The University of Utah’s J. Willard Marriott Library will host the art exhibition Globalocation: Celebrating 20 Years of Artnauts, Jan. 20-March 3.

Artnauts, an art collective formed 20 years ago by George Rivera, professor of art and art history at the University of Colorado, Boulder, consists of 300 global artists who serve as goodwill ambassadors, acknowledging and supporting victims of oppression worldwide. Their creativity has generated over 230 exhibitions across five continents. Five faculty members from the U’s Department of Art and Art History are members of the collective, Sandy Brunvand, Beth Krensky, V. Kim Martinez, Brian Snapp and Xi Zhang.

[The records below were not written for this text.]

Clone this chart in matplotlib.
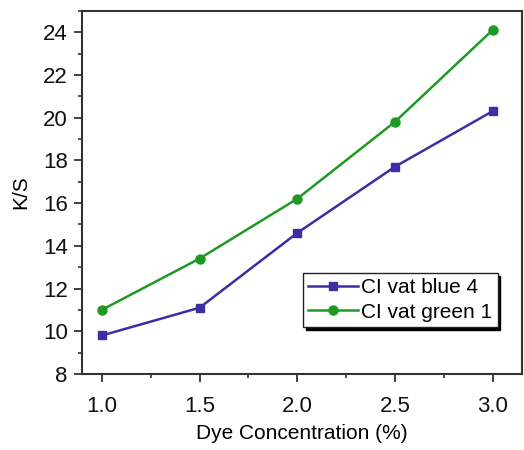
import matplotlib
matplotlib.use('Agg')
import matplotlib.pyplot as plt
from matplotlib.ticker import MultipleLocator

plt.rcParams['font.family'] = ['Liberation Sans', 'DejaVu Sans']

# data
conc = [1.0, 1.5, 2.0, 2.5, 3.0]
blue4 = [9.8, 11.1, 14.6, 17.7, 20.3]
green1 = [11.0, 13.4, 16.2, 19.8, 24.1]

fig = plt.figure(figsize=(5.24, 4.5), dpi=100)
ax = fig.add_axes([0.156, 0.169, 0.840, 0.807])

ax.plot(conc, blue4, color='#3b2fa3', marker='s', markersize=6, lw=1.8,
        label='CI vat blue 4')
ax.plot(conc, green1, color='#1e9a24', marker='o', markersize=6.5, lw=1.8,
        label='CI vat green 1')

ax.set_xlim(0.897, 3.15)
ax.set_ylim(8, 25.0)
ax.xaxis.set_major_locator(MultipleLocator(0.5))
ax.xaxis.set_minor_locator(MultipleLocator(0.25))
ax.yaxis.set_major_locator(MultipleLocator(2))
ax.yaxis.set_minor_locator(MultipleLocator(1))
ax.xaxis.set_major_formatter(plt.FormatStrFormatter('%.1f'))

for s in ax.spines.values():
    s.set_linewidth(1.5)
    s.set_color('#333333')
ax.tick_params(which='major', length=6, width=1.3, labelsize=16, colors='#333333', labelcolor='#111111')
ax.tick_params(which='minor', length=3, width=1.2, colors='#333333')
ax.tick_params(axis='x', pad=10)
ax.tick_params(axis='y', pad=4)

ax.set_xlabel('Dye Concentration (%)', fontsize=15, labelpad=5)
ax.set_ylabel('K/S', fontsize=15, labelpad=9)

leg = ax.legend(loc='lower right', bbox_to_anchor=(0.945, 0.13), fontsize=15,
                fancybox=False, shadow={'color': 'black', 'alpha': 1},
                framealpha=1, edgecolor='#222222', handlelength=2.4,
                handletextpad=0.15, borderpad=0.25, labelspacing=0.25,
                borderaxespad=0)
leg.get_frame().set_linewidth(1.0)

fig.savefig('out.png', dpi=100)
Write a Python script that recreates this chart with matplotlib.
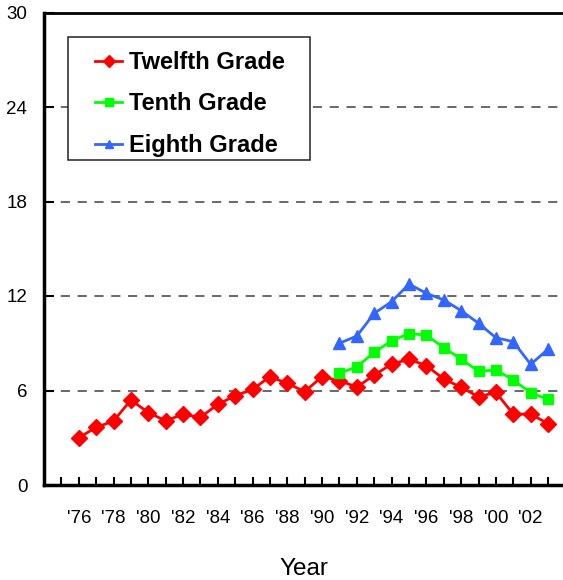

Globalocation derives from “Globalocational Art” — a concept used by the Artnauts to refer to their exhibitions in international venues. It is the mission of the Artnauts to take art to places of contention, and this anniversary exhibition is a sample of places where they have been and themes they have addressed.

“The Artnauts could not exist without the commitment of the artists in the collective to a common vision of the transformative power of art,” said Rivera. “The Artnauts make their contribution with art that hopefully generates a dialogue with an international community on subjects that are sometimes difficult to raise.”

Krensky, associate department chair of the Art and Art History Department, had the opportunity to travel with Rivera in Chile as part of an Artnauts project, working with mothers who were searching for their children who had mysteriously disappeared during a time of political unrest.

“When I travelled to Chile in 1998, George and I spent an afternoon with the Mothers of the Disappeared, and the meeting changed my life,” said Krensky. “It was from that moment on that I placed a picture of them on my desk to look at every day. I was so moved by what they each had lost — a son, a brother, a father — and yet what remained for them was a deep, deep well of love. They were fierce warriors and stood up to the government to demand the whereabouts and information of the people who had disappeared, but they lived within profound love.”

The 20th anniversary exhibition at the Marriott Library is a retrospective of the traveling works the Artnauts have toured around the globe. The exhibition will be located on level three of the library. The opening reception is open to the public and will be held on Friday, Jan 20, 4-6 p.m. Rivera will speak at 4 p.m.